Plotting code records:
+-------+
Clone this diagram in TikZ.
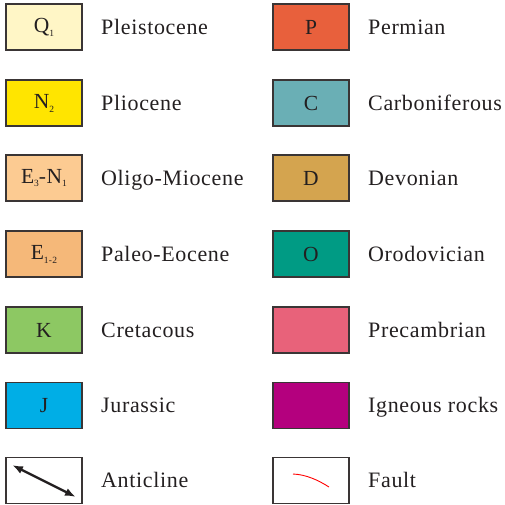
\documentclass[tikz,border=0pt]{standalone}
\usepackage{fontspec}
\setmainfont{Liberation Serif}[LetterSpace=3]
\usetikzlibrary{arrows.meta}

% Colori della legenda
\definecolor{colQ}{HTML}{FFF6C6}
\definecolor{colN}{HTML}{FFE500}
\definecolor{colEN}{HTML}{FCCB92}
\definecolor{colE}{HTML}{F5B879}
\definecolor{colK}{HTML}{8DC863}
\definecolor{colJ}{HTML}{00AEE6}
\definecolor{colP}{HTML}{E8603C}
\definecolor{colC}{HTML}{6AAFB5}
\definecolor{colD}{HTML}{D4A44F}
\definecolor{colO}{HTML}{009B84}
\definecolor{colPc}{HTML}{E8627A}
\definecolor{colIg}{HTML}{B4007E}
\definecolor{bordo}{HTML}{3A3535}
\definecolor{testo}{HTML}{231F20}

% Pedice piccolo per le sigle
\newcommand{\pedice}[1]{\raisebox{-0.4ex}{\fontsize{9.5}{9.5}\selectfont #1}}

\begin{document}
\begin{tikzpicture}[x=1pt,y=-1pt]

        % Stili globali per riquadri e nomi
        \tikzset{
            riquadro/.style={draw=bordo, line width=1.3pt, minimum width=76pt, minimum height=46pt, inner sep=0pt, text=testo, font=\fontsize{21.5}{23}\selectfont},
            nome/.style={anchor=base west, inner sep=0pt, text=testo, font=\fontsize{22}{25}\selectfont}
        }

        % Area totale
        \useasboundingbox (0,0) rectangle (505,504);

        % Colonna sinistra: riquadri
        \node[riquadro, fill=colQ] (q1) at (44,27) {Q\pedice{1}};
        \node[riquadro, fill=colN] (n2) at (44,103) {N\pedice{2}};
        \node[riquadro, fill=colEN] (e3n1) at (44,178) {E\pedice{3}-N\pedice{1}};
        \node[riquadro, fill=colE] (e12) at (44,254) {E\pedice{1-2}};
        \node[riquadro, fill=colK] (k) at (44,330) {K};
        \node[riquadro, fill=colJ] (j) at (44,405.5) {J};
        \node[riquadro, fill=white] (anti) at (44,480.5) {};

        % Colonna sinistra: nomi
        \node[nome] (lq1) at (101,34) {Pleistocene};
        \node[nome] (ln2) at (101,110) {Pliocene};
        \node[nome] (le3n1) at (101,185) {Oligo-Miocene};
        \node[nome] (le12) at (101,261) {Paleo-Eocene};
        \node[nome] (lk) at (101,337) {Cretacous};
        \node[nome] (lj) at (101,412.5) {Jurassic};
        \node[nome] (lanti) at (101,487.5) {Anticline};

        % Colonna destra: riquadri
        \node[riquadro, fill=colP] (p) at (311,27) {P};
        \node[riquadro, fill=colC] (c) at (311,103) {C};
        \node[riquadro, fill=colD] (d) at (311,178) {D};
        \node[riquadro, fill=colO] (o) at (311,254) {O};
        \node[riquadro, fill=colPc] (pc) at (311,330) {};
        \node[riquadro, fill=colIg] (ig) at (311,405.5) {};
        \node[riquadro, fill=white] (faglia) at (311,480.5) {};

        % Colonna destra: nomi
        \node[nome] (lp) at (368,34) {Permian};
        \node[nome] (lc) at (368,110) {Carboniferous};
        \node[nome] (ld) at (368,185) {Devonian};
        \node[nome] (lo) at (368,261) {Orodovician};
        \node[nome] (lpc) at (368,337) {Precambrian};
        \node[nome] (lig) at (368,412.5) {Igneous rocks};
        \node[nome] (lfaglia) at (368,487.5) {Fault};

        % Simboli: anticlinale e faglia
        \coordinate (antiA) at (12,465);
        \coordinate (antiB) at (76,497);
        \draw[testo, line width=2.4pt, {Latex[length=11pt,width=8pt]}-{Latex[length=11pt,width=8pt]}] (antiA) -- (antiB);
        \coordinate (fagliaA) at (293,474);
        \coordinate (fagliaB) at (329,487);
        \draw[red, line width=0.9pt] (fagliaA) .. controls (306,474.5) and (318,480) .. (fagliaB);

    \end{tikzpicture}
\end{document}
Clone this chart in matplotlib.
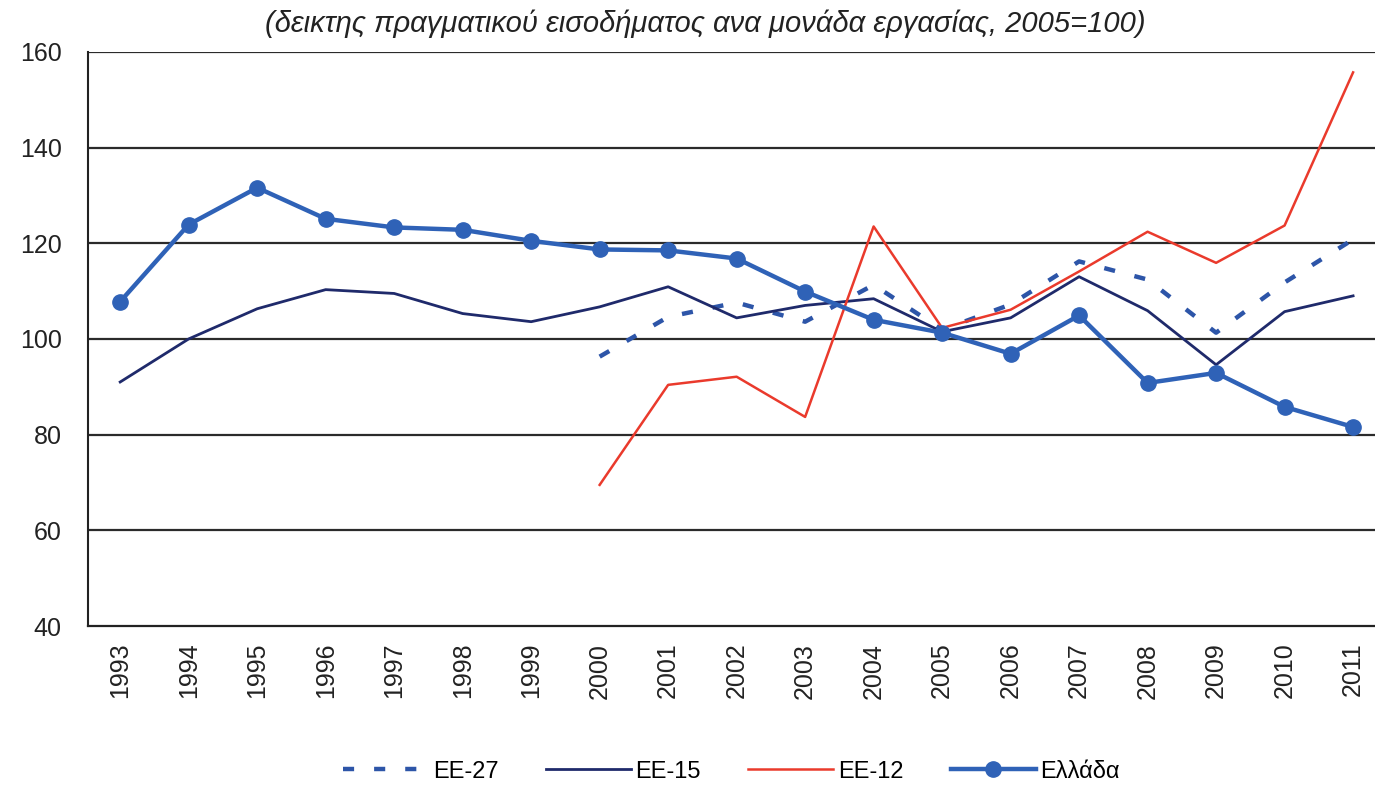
+-------+
Each line of the material must be retyped exactly, except that images are omitted.

Clone this diagram in TikZ.
\documentclass[tikz,border=0pt]{standalone}
\usepackage{fontspec}
\setmainfont{Liberation Serif}[LetterSpace=3]
\usetikzlibrary{arrows.meta}

% Colori della legenda
\definecolor{colQ}{HTML}{FFF6C6}
\definecolor{colN}{HTML}{FFE500}
\definecolor{colEN}{HTML}{FCCB92}
\definecolor{colE}{HTML}{F5B879}
\definecolor{colK}{HTML}{8DC863}
\definecolor{colJ}{HTML}{00AEE6}
\definecolor{colP}{HTML}{E8603C}
\definecolor{colC}{HTML}{6AAFB5}
\definecolor{colD}{HTML}{D4A44F}
\definecolor{colO}{HTML}{009B84}
\definecolor{colPc}{HTML}{E8627A}
\definecolor{colIg}{HTML}{B4007E}
\definecolor{bordo}{HTML}{3A3535}
\definecolor{testo}{HTML}{231F20}

% Pedice piccolo per le sigle
\newcommand{\pedice}[1]{\raisebox{-0.4ex}{\fontsize{9.5}{9.5}\selectfont #1}}

\begin{document}
\begin{tikzpicture}[x=1pt,y=-1pt]

        % Stili globali per riquadri e nomi
        \tikzset{
            riquadro/.style={draw=bordo, line width=1.3pt, minimum width=76pt, minimum height=46pt, inner sep=0pt, text=testo, font=\fontsize{21.5}{23}\selectfont},
            nome/.style={anchor=base west, inner sep=0pt, text=testo, font=\fontsize{22}{25}\selectfont}
        }

        % Area totale
        \useasboundingbox (0,0) rectangle (505,504);

        % Colonna sinistra: riquadri
        \node[riquadro, fill=colQ] (q1) at (44,27) {Q\pedice{1}};
        \node[riquadro, fill=colN] (n2) at (44,103) {N\pedice{2}};
        \node[riquadro, fill=colEN] (e3n1) at (44,178) {E\pedice{3}-N\pedice{1}};
        \node[riquadro, fill=colE] (e12) at (44,254) {E\pedice{1-2}};
        \node[riquadro, fill=colK] (k) at (44,330) {K};
        \node[riquadro, fill=colJ] (j) at (44,405.5) {J};
        \node[riquadro, fill=white] (anti) at (44,480.5) {};

        % Colonna sinistra: nomi
        \node[nome] (lq1) at (101,34) {Pleistocene};
        \node[nome] (ln2) at (101,110) {Pliocene};
        \node[nome] (le3n1) at (101,185) {Oligo-Miocene};
        \node[nome] (le12) at (101,261) {Paleo-Eocene};
        \node[nome] (lk) at (101,337) {Cretacous};
        \node[nome] (lj) at (101,412.5) {Jurassic};
        \node[nome] (lanti) at (101,487.5) {Anticline};

        % Colonna destra: riquadri
        \node[riquadro, fill=colP] (p) at (311,27) {P};
        \node[riquadro, fill=colC] (c) at (311,103) {C};
        \node[riquadro, fill=colD] (d) at (311,178) {D};
        \node[riquadro, fill=colO] (o) at (311,254) {O};
        \node[riquadro, fill=colPc] (pc) at (311,330) {};
        \node[riquadro, fill=colIg] (ig) at (311,405.5) {};
        \node[riquadro, fill=white] (faglia) at (311,480.5) {};

        % Colonna destra: nomi
        \node[nome] (lp) at (368,34) {Permian};
        \node[nome] (lc) at (368,110) {Carboniferous};
        \node[nome] (ld) at (368,185) {Devonian};
        \node[nome] (lo) at (368,261) {Orodovician};
        \node[nome] (lpc) at (368,337) {Precambrian};
        \node[nome] (lig) at (368,412.5) {Igneous rocks};
        \node[nome] (lfaglia) at (368,487.5) {Fault};

        % Simboli: anticlinale e faglia
        \coordinate (antiA) at (12,465);
        \coordinate (antiB) at (76,497);
        \draw[testo, line width=2.4pt, {Latex[length=11pt,width=8pt]}-{Latex[length=11pt,width=8pt]}] (antiA) -- (antiB);
        \coordinate (fagliaA) at (293,474);
        \coordinate (fagliaB) at (329,487);
        \draw[red, line width=0.9pt] (fagliaA) .. controls (306,474.5) and (318,480) .. (fagliaB);

    \end{tikzpicture}
\end{document}
Clone this chart in matplotlib.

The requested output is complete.